Jackson Intervention

With Michael Jackson mania poised to start all anew, it’s curious to watch how Mr. Jackson, once k.a. “Wacko Jacko,” may emerge as a whole new fellow.

Here’s a tweet from the west coast editor for The Daily Beast:

KateAurthur Kudos to the Michael Jackson fans mad about the movie whitewashing the “grim truth” for the name of their website: this-is-not-it.com

Apparently, there’s so much “the crowd” will take when it comes to spinning the truth. But who’s to blame: Ken Sunshine, the Jackson family’s hired-hand whose firm orchestrated the fawning media events in the aftermath of Mr. Jackson’s demise, or SONY Pictures whose Jackson territory-HQ’d parent company spent $60 million for the rights to the new Jackson docu-pic?

My guess is both. Wasn’t it SONY that gave the LA Times an exclusive look at select portions of the new film in exchange for a glowing Jackson tribute this past Sunday? And didn’t Mr. Sunshine and company gloss over the singer’s death by conjuring every known media asset of the singer’s former triumphs, in effect drowning out anything that could be construed as deleterious to his legacy?

Can you blame either? Isn’t this how they earn their keep? SONY revives Jackson’s moonwalking days to draw boffo box office, while Sunshine earns re-invents Mr. Jackson so he’s worth more dead than alive.

It’s just that these revisionist tactics, while once sufficient to prevail with mainstream entertainment media scribes and programs, have less of an effect in today’s RSS-fueled media democracy. Here’s an excerpt from the release posted on the This-Is-Not-It website:

Who We Are : friends and fans of Michael, including some who were with him the last weeks of his life and who have witnessed to many of the events that led to his death. The latter group got so concerned about Michael Jackson’s state that on June 21st, they decided to stage the first step on an intervention. They wrote him letters asking him to stop the tour if he was not up to it. Michael Jackson received these letters on June 24th. The second step of the intervention was never to take place.

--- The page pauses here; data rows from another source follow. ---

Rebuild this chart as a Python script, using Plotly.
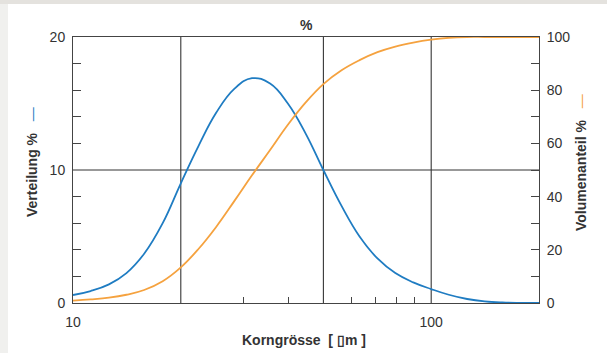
import plotly.graph_objects as go
import math

# Data (particle size in µm)
size_um = [10, 11.2, 12.6, 14.1, 15.8, 17.8, 20, 22.4, 25.1, 28.2, 31.6, 35.5, 39.8, 44.7, 50,
           56.2, 63.1, 70.8, 79.4, 89.1, 100, 112, 126, 141, 158, 178, 200]
verteilung = [0.6, 0.9, 1.4, 2.25, 3.7, 6.0, 9.0, 11.8, 14.3, 16.1, 16.9, 16.5, 15.0, 12.7, 10.0,
              7.3, 5.0, 3.35, 2.25, 1.55, 1.05, 0.62, 0.3, 0.12, 0.04, 0.01, 0.0]
volumenanteil = [0.9, 1.35, 2.0, 3.1, 4.9, 8.2, 13.4, 20.3, 28.6, 38.3, 48.0, 57.5, 67.0, 75.5, 82.3,
                 87.5, 91.3, 94.3, 96.4, 97.9, 99.0, 99.7, 100, 100, 100, 100, 100]

x_ticks = [10, 100]
x_minor = [30, 40, 60, 70, 80, 90]
x_grid = [20, 50, 100]
y_ticks = [0, 10, 20]
y_minor = [2, 4, 6, 8, 12, 14, 16, 18]
y2_ticks = [0, 20, 40, 60, 80, 100]
y2_minor = [10, 30, 50, 70, 90]

BLUE = "#1f7cc2"
ORANGE = "#f5a23f"
AX = "#444444"
TXT = "#333333"
FONT = "Liberation Sans, Arial, sans-serif"

fig = go.Figure()
fig.add_trace(go.Scatter(x=size_um, y=verteilung, mode="lines",
                         line=dict(color=BLUE, width=1.8, shape="spline", smoothing=1.2),
                         yaxis="y", showlegend=False, hoverinfo="skip"))
fig.add_trace(go.Scatter(x=size_um, y=volumenanteil, mode="lines",
                         line=dict(color=ORANGE, width=1.8, shape="spline", smoothing=1.2),
                         yaxis="y2", showlegend=False, hoverinfo="skip"))

W, H = 607, 353
L, R, T, B = 73, 68, 37, 50
pw, ph = W - L - R, H - T - B
def px2x(px): return (px - L) / pw
def py2y(py): return (H - B - py) / ph

shapes = []
for g in x_grid:
    shapes.append(dict(type="line", xref="x", yref="paper", x0=g, x1=g, y0=0, y1=1,
                       line=dict(color="#222222", width=1), layer="below"))
shapes.append(dict(type="line", xref="paper", yref="y", x0=0, x1=1, y0=10, y1=10,
                   line=dict(color="#333333", width=1), layer="below"))
# light grey page border strips from the screenshot
shapes.append(dict(type="rect", xref="paper", yref="paper", x0=px2x(0), x1=px2x(8), y0=py2y(H), y1=py2y(0),
                   fillcolor="#f0f0ee", line=dict(width=0), layer="below"))
shapes.append(dict(type="rect", xref="paper", yref="paper", x0=px2x(0), x1=px2x(W), y0=py2y(4), y1=py2y(0),
                   fillcolor="#e4e2de", line=dict(width=0), layer="below"))

tickfont = dict(family=FONT, size=14, color=TXT)

fig.update_layout(
    width=W, height=H,
    margin=dict(l=L, r=R, t=T, b=B),
    paper_bgcolor="white", plot_bgcolor="white",
    shapes=shapes,
    xaxis=dict(type="log", range=[1, math.log10(200)], tickvals=x_ticks, ticktext=[str(v) for v in x_ticks],
               ticks="", showgrid=False, zeroline=False, showline=True, linecolor=AX, linewidth=1, mirror=True,
               tickfont=tickfont, ticklabelstandoff=6,
               minor=dict(tickvals=x_minor, ticks="inside", ticklen=6, tickcolor=AX, showgrid=False)),
    yaxis=dict(range=[0, 20], tickvals=y_ticks, ticks="", showgrid=False, zeroline=False,
               showline=True, linecolor=AX, linewidth=1, tickfont=tickfont, ticklabelstandoff=4,
               minor=dict(tickvals=y_minor, ticks="inside", ticklen=8, tickcolor=AX, showgrid=False)),
    yaxis2=dict(range=[0, 100], tickvals=y2_ticks, overlaying="y", side="right", ticks="inside", ticklen=8,
                tickcolor=AX, showgrid=False, zeroline=False, showline=True, linecolor=AX, linewidth=1,
                tickfont=tickfont, ticklabelstandoff=4,
                minor=dict(tickvals=y2_minor, ticks="inside", ticklen=8, tickcolor=AX, showgrid=False)),
    annotations=[
        dict(text="<b>%</b>", xref="paper", yref="paper", x=0.5, y=py2y(25), showarrow=False,
             xanchor="center", yanchor="middle", font=dict(family=FONT, size=14, color=TXT)),
        dict(text="<b>Korngrösse  [ ▯m ]</b>", xref="paper", yref="paper", x=px2x(304), y=py2y(340),
             showarrow=False, xanchor="center", yanchor="middle", font=dict(family=FONT, size=14, color=TXT)),
        dict(text=f"<b>Verteilung %</b>   <span style='color:{BLUE}'>—</span>", xref="paper", yref="paper",
             x=px2x(32), y=py2y(162), textangle=-90, showarrow=False, xanchor="center", yanchor="middle",
             font=dict(family=FONT, size=14, color=TXT)),
        dict(text=f"<b>Volumenanteil %</b>   <span style='color:{ORANGE}'>—</span>", xref="paper", yref="paper",
             x=px2x(581), y=py2y(163), textangle=-90, showarrow=False, xanchor="center", yanchor="middle",
             font=dict(family=FONT, size=14, color=TXT)),
    ],
)

fig.write_html("out.html", config={"displayModeBar": False},
               post_script="document.body.style.margin='0px';")
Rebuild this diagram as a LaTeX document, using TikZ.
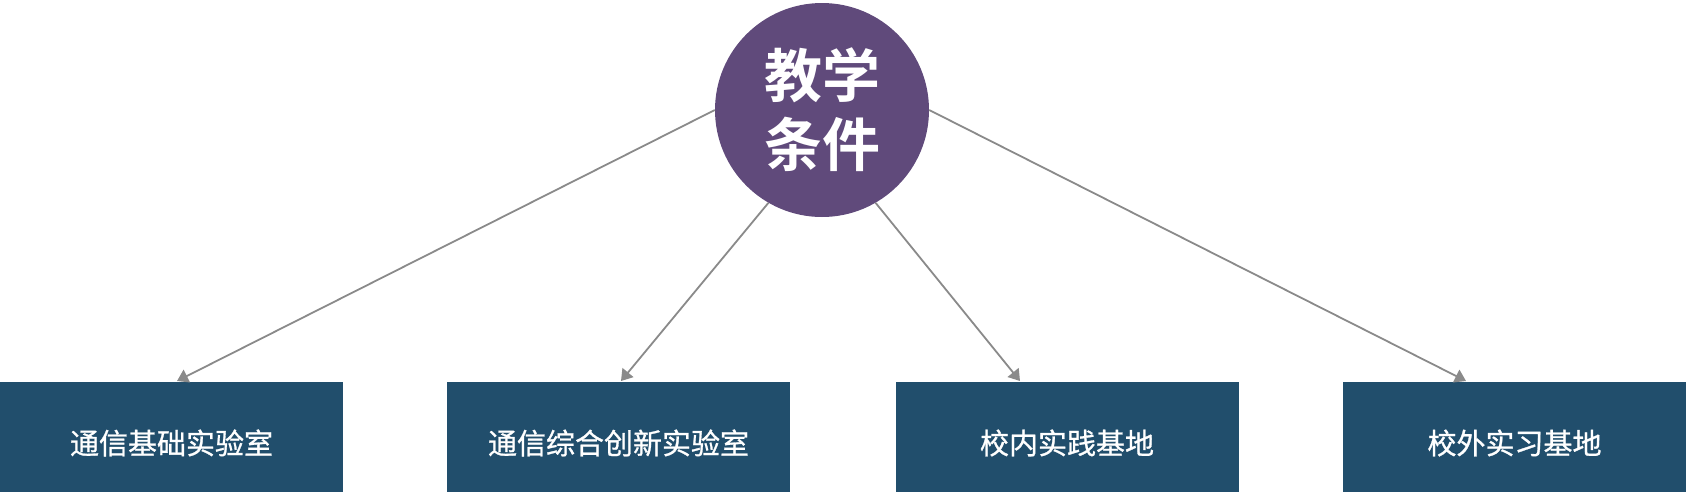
\documentclass[tikz,border=0pt]{standalone}
\usepackage{fontspec}
\newfontfamily\cjkb{Noto Sans CJK SC Bold}
\newfontfamily\cjkm[FakeBold=0.9]{Noto Sans CJK SC}
\usetikzlibrary{arrows.meta}
\definecolor{hubpurple}{HTML}{604A7B}
\definecolor{boxblue}{HTML}{214E6C}
\definecolor{linegray}{HTML}{8A8A8A}
\tikzset{
  hub/.style={circle, fill=hubpurple, minimum size=214pt, inner sep=0pt, text=white, align=center, font=\cjkb\fontsize{58}{69}\selectfont},
  leafbox/.style={rectangle, fill=boxblue, minimum width=343pt, minimum height=110pt, inner sep=0pt},
  leaftext/.style={text=white, inner sep=0pt, font=\cjkm\fontsize{29}{34}\selectfont},
  conn/.style={draw=linegray, line width=1.8pt, -{Triangle[width=14pt,length=11pt]}}
}
\begin{document}
\begin{tikzpicture}[x=1pt,y=-1pt]
\useasboundingbox (0,0) rectangle (1686,493);
\node[hub] (c) at (822,110) {教学\\条件};
\node[leafbox] (b1) at (171.5,437) {};
\node[leafbox] (b2) at (618.5,437) {};
\node[leafbox] (b3) at (1067,437) {};
\node[leafbox] (b4) at (1514.5,437) {};
\node[leaftext] (t1) at (171.5,443) {通信基础实验室};
\node[leaftext] (t2) at (618.5,443) {通信综合创新实验室};
\node[leaftext] (t3) at (1067,443) {校内实践基地};
\node[leaftext] (t4) at (1514.5,443) {校外实习基地};
\coordinate (e1) at (177,381);
\coordinate (e2) at (621,381);
\coordinate (e3) at (1020,381);
\coordinate (e4) at (1466,381);
\draw[conn] (c.180) -- (e1);
\draw[conn] (c.-120) -- (e2);
\draw[conn] (c.-60) -- (e3);
\draw[conn] (c.0) -- (e4);
\end{tikzpicture}
\end{document}
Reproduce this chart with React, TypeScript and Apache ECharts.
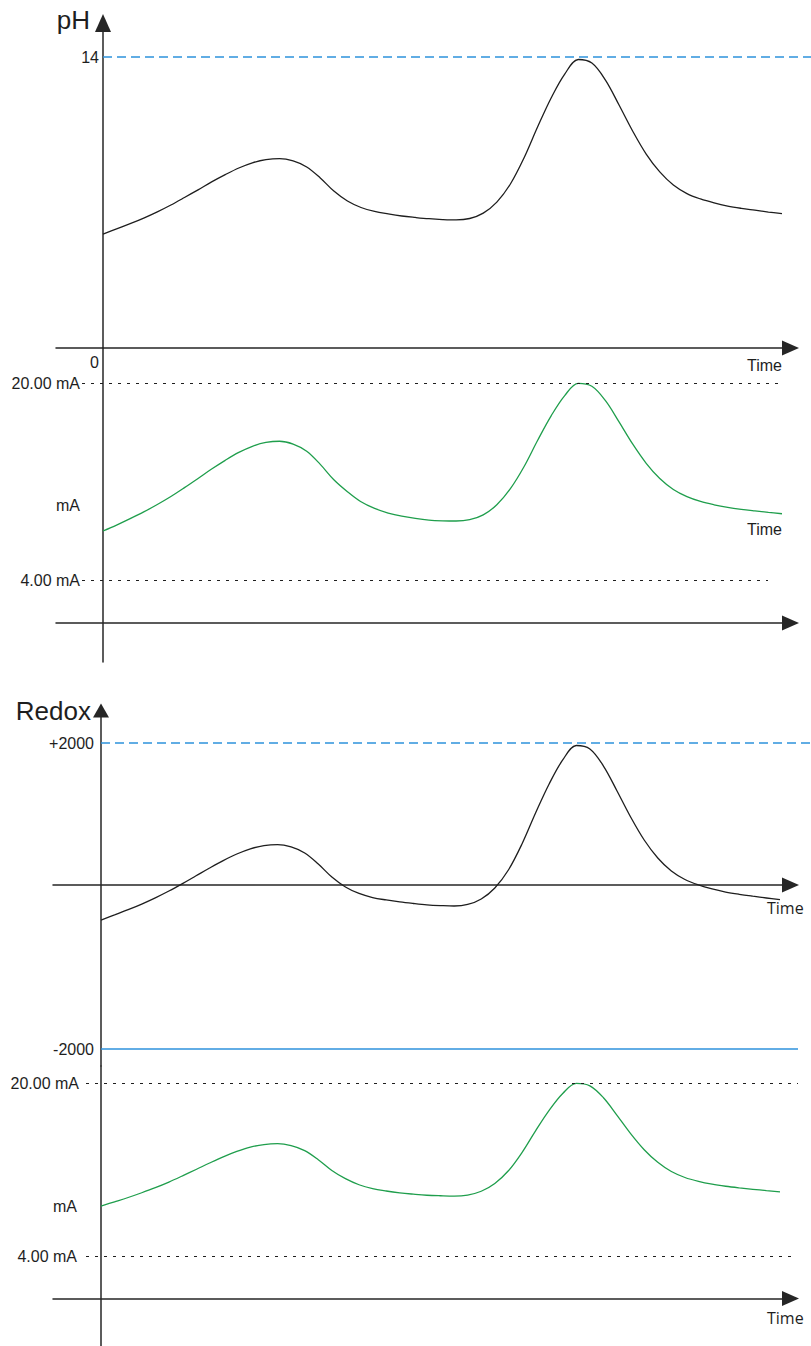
import { useEffect, useRef } from 'react';
import * as echarts from 'echarts';

// ---------------- data ----------------
const timePoints = [0, 2, 4, 6, 8, 10, 12, 14, 16, 18, 20, 22, 24, 26, 28, 30, 32, 34, 36, 38, 40, 42, 44, 46, 48, 50, 52, 54, 56, 58, 60, 62, 64, 66, 68, 70, 72, 74, 76, 78, 80, 82, 84, 86, 88, 90, 92, 94, 96, 98, 100];
const phValues = [5.48, 5.73, 5.98, 6.25, 6.55, 6.88, 7.24, 7.61, 7.99, 8.34, 8.66, 8.91, 9.06, 9.11, 9.00, 8.71, 8.18, 7.55, 7.07, 6.76, 6.57, 6.45, 6.35, 6.28, 6.22, 6.18, 6.16, 6.23, 6.49, 7.02, 7.89, 9.14, 10.63, 12.03, 13.18, 13.88, 13.71, 12.89, 11.69, 10.44, 9.33, 8.47, 7.84, 7.43, 7.17, 6.98, 6.83, 6.72, 6.63, 6.54, 6.46];
const phCurrentMA = [7.98, 8.46, 8.98, 9.53, 10.13, 10.78, 11.50, 12.25, 13.01, 13.72, 14.36, 14.86, 15.17, 15.27, 15.04, 14.46, 13.39, 12.14, 11.17, 10.35, 9.81, 9.44, 9.18, 9.00, 8.87, 8.81, 8.79, 8.90, 9.29, 10.11, 11.42, 13.20, 15.33, 17.33, 18.98, 19.97, 19.73, 18.56, 16.84, 15.05, 13.48, 12.24, 11.35, 10.77, 10.38, 10.11, 9.90, 9.74, 9.61, 9.49, 9.38];
const redoxValues = [-314, -248, -179, -105, -24, 65, 162, 264, 366, 463, 549, 617, 659, 672, 641, 562, 418, 248, 118, 33, -20, -52, -78, -98, -115, -125, -131, -111, -39, 105, 340, 680, 1085, 1464, 1778, 1967, 1922, 1699, 1373, 1033, 732, 497, 327, 216, 144, 92, 52, 22, -3, -26, -48];
const redoxCurrentMA = [8.62, 9.01, 9.41, 9.85, 10.32, 10.84, 11.41, 12.00, 12.60, 13.17, 13.67, 14.07, 14.31, 14.39, 14.21, 13.75, 12.91, 11.91, 11.15, 10.59, 10.23, 10.01, 9.84, 9.72, 9.62, 9.57, 9.54, 9.64, 9.99, 10.71, 11.88, 13.57, 15.58, 17.47, 19.03, 19.97, 19.74, 18.64, 17.01, 15.32, 13.83, 12.66, 11.81, 11.26, 10.90, 10.64, 10.45, 10.30, 10.17, 10.05, 9.94];
const phTickLabels = [14];
const phOriginLabel = [0];
const redoxTickLabels = [2000, -2000];
const currentLimits = [20, 4];
const timeName = 'Time';

// ---------------- layout ----------------
const W = 811;
const H = 1346;
const PX_PER_T = 6.79;
const PH_X0 = 103;
const RX_X0 = 101;
const ARROW_END = 790.5;
const FONT = "'Liberation Sans', Arial, Helvetica, sans-serif";
const FONT_ALT = "'Open Sans', 'DejaVu Sans', sans-serif";
const INK = '#1e1e1e';
const AXIS_INK = '#262626';
const GREEN = '#1f9e4c';
const BLUE = '#2e92dc';

const linRange = (top: number, bottom: number, v1: number, y1: number, v2: number, y2: number) => {
  const k = (v1 - v2) / (y2 - y1);
  return { max: v1 + (y1 - top) * k, min: v2 - (bottom - y2) * k };
};
const tAt = (x: number, x0: number) => (x - x0) / PX_PER_T;

const phY = linRange(23, 348, 14, 57, 0, 348);
const ma1Y = linRange(348, 662, 20, 383, 4, 580);
const rxY = linRange(710.5, 1066, 2000, 743, -2000, 1049);
const ma2Y = linRange(1066, 1346, 20, 1083, 4, 1256);

const pairs = (ys: number[]) => timePoints.map((t, i) => [t, ys[i]]);
const axisLineStyle = { color: AXIS_INK, width: 1.5 };

const grid = (top: number, height: number, left = 0, right = 0) => ({
  left, right, top, height, containLabel: false, outerBoundsMode: 'none',
});

const dataX = (gridIndex: number, x0: number) => ({
  type: 'value', gridIndex, min: tAt(0, x0), max: tAt(W, x0), show: false,
  axisLine: { onZero: false }, splitLine: { show: false },
});

const timeX = (gridIndex: number, x0: number, left: number, extra: any = {}) => ({
  type: 'value', gridIndex, position: 'bottom', min: tAt(left, x0), max: tAt(ARROW_END, x0),
  axisLine: { show: true, onZero: false, symbol: ['none', 'triangle'], symbolSize: [15, 17], lineStyle: axisLineStyle },
  axisTick: { show: false }, splitLine: { show: false }, axisLabel: { show: false },
  nameMoveOverlap: false,
  ...extra,
});

const hiddenY = (gridIndex: number) => ({ type: 'value', gridIndex, min: 0, max: 1, show: false });

const valueY = (gridIndex: number, x0: number, range: { min: number; max: number }, extra: any) => ({
  type: 'value', gridIndex, position: 'left', offset: -x0, min: range.min, max: range.max,
  axisTick: { show: false }, splitLine: { show: false }, nameMoveOverlap: false,
  ...extra,
});

const limitLabel = (v: number) => `${v.toFixed(2)} mA`;

const curve = (name: string, idx: number, values: number[], color: string) => ({
  type: 'line', name, xAxisIndex: idx, yAxisIndex: idx, data: pairs(values),
  smooth: 0.35, symbol: 'none', silent: true, lineStyle: { color, width: 1.3 },
});

const refLine = (name: string, idx: number, value: number, tEnd: number, type: any) => ({
  type: 'line', name, xAxisIndex: idx, yAxisIndex: idx, data: [[0, value], [tEnd, value]],
  symbol: 'none', silent: true, clip: false, z: 1,
  lineStyle: { color: BLUE, width: 1.5, type },
});

const limitMarks = (startT: number, endTs: number[], distances: number[]) => ({
  symbol: 'none', silent: true,
  lineStyle: { color: INK, width: 1.2, type: [3, 6] },
  label: { show: true, position: 'start', formatter: '{b}', fontSize: 16, color: INK, fontFamily: FONT },
  data: currentLimits.map((v, i) => [
    { name: limitLabel(v), coord: [startT, v], label: { distance: distances[i] } },
    { coord: [endTs[i], v] },
  ]),
});

export default function App() {
  const ref = useRef<HTMLDivElement>(null);
  useEffect(() => {
    if (!ref.current) return;
    const chart = echarts.init(ref.current, null, { renderer: 'svg' });
    const option: any = {
      animation: false,
      textStyle: { fontFamily: FONT },
      grid: [
        grid(23, 325),
        grid(338, 10, 56, W - ARROW_END),
        grid(348, 314),
        grid(613, 10, 56, W - ARROW_END),
        grid(710.5, 355.5),
        grid(875, 10, 53, W - ARROW_END),
        grid(1066, 280),
        grid(1288.5, 10, 53, W - ARROW_END),
      ],
      xAxis: [
        dataX(0, PH_X0),
        timeX(1, PH_X0, 56, {
          axisLabel: {
            show: true, customValues: phOriginLabel, formatter: (v: number) => String(v),
            align: 'right', padding: [0, 4, 0, 0], margin: 6, fontSize: 16, color: INK, fontFamily: FONT,
          },
          name: timeName, nameLocation: 'end', nameGap: -8.5,
          nameTextStyle: { fontSize: 16, color: INK, fontFamily: FONT, align: 'right', verticalAlign: 'top', padding: [9, 0, 0, 0] },
        }),
        dataX(2, PH_X0),
        timeX(3, PH_X0, 56),
        dataX(4, RX_X0),
        timeX(5, RX_X0, 53, {
          name: timeName, nameLocation: 'end', nameGap: -23.5,
          nameTextStyle: { fontSize: 16, color: INK, fontFamily: FONT_ALT, align: 'left', verticalAlign: 'top', padding: [15, 0, 0, 0] },
        }),
        dataX(6, RX_X0),
        timeX(7, RX_X0, 53, {
          name: timeName, nameLocation: 'end', nameGap: -23.5,
          nameTextStyle: { fontSize: 16, color: INK, fontFamily: FONT_ALT, align: 'left', verticalAlign: 'top', padding: [11, 0, 0, 0] },
        }),
      ],
      yAxis: [
        valueY(0, PH_X0, phY, {
          axisLine: { show: true, onZero: false, symbol: ['none', 'triangle'], symbolSize: [16, 18], lineStyle: axisLineStyle },
          axisLabel: { customValues: phTickLabels, margin: 4, fontSize: 16, color: INK, fontFamily: FONT },
          name: 'pH', nameLocation: 'end', nameGap: 3,
          nameTextStyle: { fontSize: 26, color: INK, fontFamily: FONT, align: 'right', verticalAlign: 'middle', padding: [0, 13, 0, 0] },
        }),
        hiddenY(1),
        valueY(2, PH_X0, ma1Y, {
          axisLine: { show: true, onZero: false, lineStyle: axisLineStyle },
          axisLabel: { show: false },
          name: 'mA', nameLocation: 'middle', nameRotate: 0, nameGap: 23,
          nameTextStyle: { fontSize: 16, color: INK, fontFamily: FONT, padding: [10, 0, 0, 0] },
        }),
        hiddenY(3),
        valueY(4, RX_X0, rxY, {
          axisLine: { show: true, onZero: false, symbol: ['none', 'triangle'], symbolSize: [16, 14], lineStyle: axisLineStyle },
          axisLabel: {
            customValues: redoxTickLabels, formatter: (v: number) => (v > 0 ? '+' : '') + v,
            margin: 7, fontSize: 16, color: INK, fontFamily: FONT,
          },
          name: 'Redox', nameLocation: 'end', nameGap: 0,
          nameTextStyle: { fontSize: 26, color: INK, fontFamily: FONT, align: 'right', verticalAlign: 'middle', padding: [0, 10, 0, 0] },
        }),
        hiddenY(5),
        valueY(6, RX_X0, ma2Y, {
          axisLine: { show: true, onZero: false, lineStyle: axisLineStyle },
          axisLabel: { show: false },
          name: 'mA', nameLocation: 'middle', nameRotate: 0, nameGap: 24,
          nameTextStyle: { fontSize: 16, color: INK, fontFamily: FONT, padding: [0, 0, 30, 0] },
        }),
        hiddenY(7),
      ],
      series: [
        refLine('pH 14', 0, phTickLabels[0], tAt(W, PH_X0), [9, 5]),
        curve('pH', 0, phValues, INK),
        {
          ...curve('pH current', 2, phCurrentMA, GREEN),
          markLine: limitMarks(tAt(82, PH_X0), [tAt(782, PH_X0), tAt(768, PH_X0)], [2, 2]),
        },
        refLine('Redox +2000', 4, redoxTickLabels[0], tAt(W, RX_X0), [9, 5]),
        refLine('Redox -2000', 4, redoxTickLabels[1], tAt(798, RX_X0), 'solid'),
        curve('Redox', 4, redoxValues, INK),
        {
          ...curve('Redox current', 6, redoxCurrentMA, GREEN),
          markLine: limitMarks(tAt(86, RX_X0), [tAt(798, RX_X0), tAt(795, RX_X0)], [7, 9]),
        },
      ],
      graphic: [
        {
          type: 'text', right: W - 782, top: 521, silent: true,
          style: { text: timeName, fontSize: 16, fontFamily: FONT, fill: INK },
        },
      ],
    };
    chart.setOption(option);
    return () => chart.dispose();
  }, []);
  return <div ref={ref} style={{ position: 'absolute', left: 0, top: 0, width: W, height: H }} />;
}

The New York Times today also weighed in with film director Ken Ortega’s glowing words about Mr. Jackson, but also acknowledged the big spin now underway with its headline:

“Revising the Image of Jackson’s Final Days”

Again, I’ll be curious to see whether the film’s choreographed adulation will yield a citizen backlash, especially now that the statute of limitations has passed for the real truthsayers to emerge without being accused of having poor taste.